En The Florida Project, la película de Baker más exitosa hasta la fecha, Halley, la madre de la protagonista, es una joven trabajadora sexual que vive y ejerce en un motel cercano a Disneylandia. Y aunque el trabajo de Halley es central en la historia (las circunstancias de Monee y la conclusión final parten directamente de la precariedad y el estigma que rodea la prostitución), la película en sí no está centrada en lo laboral, permitiéndonos conocer múltiples facetas de Halley tanto dentro como fuera de su trabajo. Lo que es aquí interesante y arriesgado es que todas estas facetas vienen mediadas directamente por la mirada de Baker y por el propio personaje, sin necesidad de un tercero que sirva de intermediario para con la audiencia. Cuando llegamos a la conclusión de que Halley es una buena madre para Monee, lo hacemos tras observar sus interacciones sin necedad de que alguien lo ponga sobre la mesa. Lo mismo sucede cuando entendemos que Halley no es una mujer estable ni actúa de una forma equilibrada. Es una característica del cine de Baker el contar con personajes capaces de presentarse a sí mismos, en sus propia y complejas circunstancias. Nadie tiene que decirnos que Mickey es un estafador para que dejemos Red Rocket con un mal sabor de boca. Nadie necesita señalar la soledad de Alexandra aunque sólo la veamos charlando con todo tipo de gente alrededor de toda la cuidad. Es en Anora, la única de sus películas que lleva el nombre de la protagonista, que Baker nos la esconde tras un intermediario. Ygor parece enamorarse de Ani a primera vista y, como espectadores, tenemos que deducir que esto es porque sólo él la ve de verdad.
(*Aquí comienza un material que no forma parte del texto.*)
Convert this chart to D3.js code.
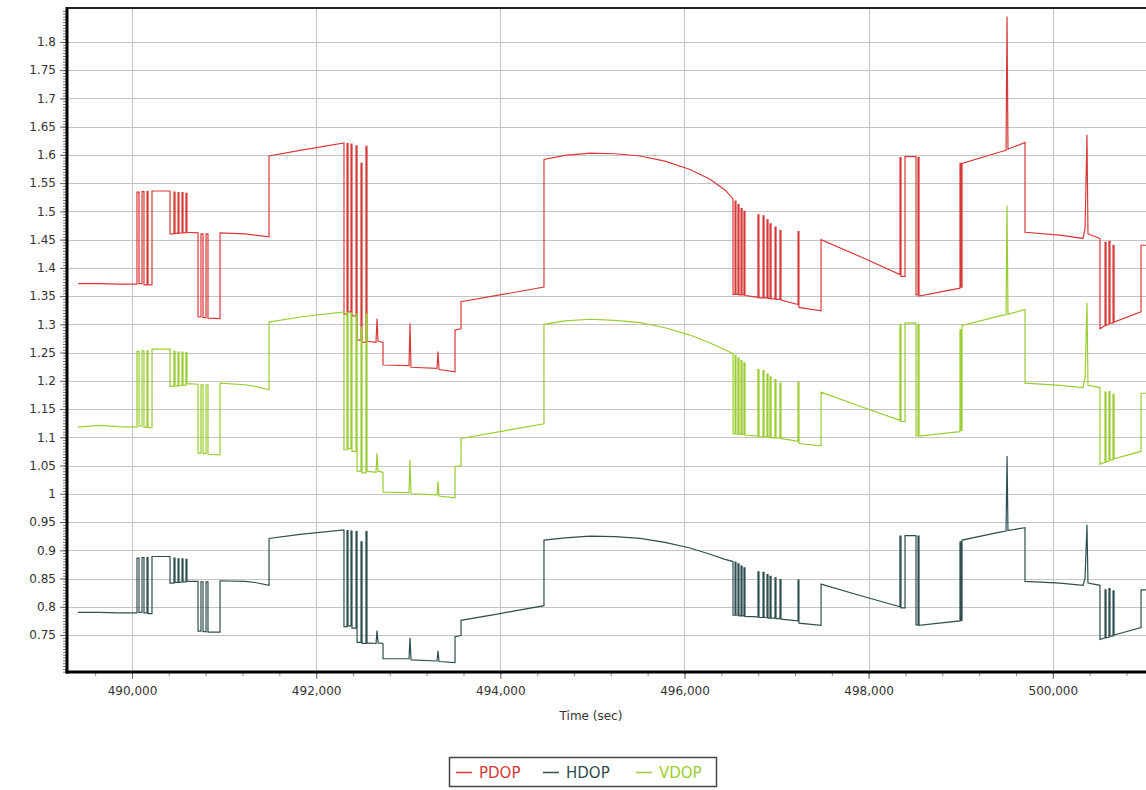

Porque puede entender que ambos se parecen y se ve reflejado en ella. Y hay similitudes, desde luego. Los dos carecen de poder, siendo poco más que herramientas en manos de ricos caprichosos y ambos están definidos por un trabajo que le exige más de lo que el dinero debería comprar. Por todo esto, cuando Ygor cree que Ani debería llamarse Anora como espectadores deberíamos creerlo. No preguntarnos por qué Ani rechaza esa idea, sólo asumir que es ella la que se equivoca. A diferencia de Navokov, Eugenides y Russell, Baker da esto por válido. Es Anora, no Ani. Anora, Anora, A N O R A.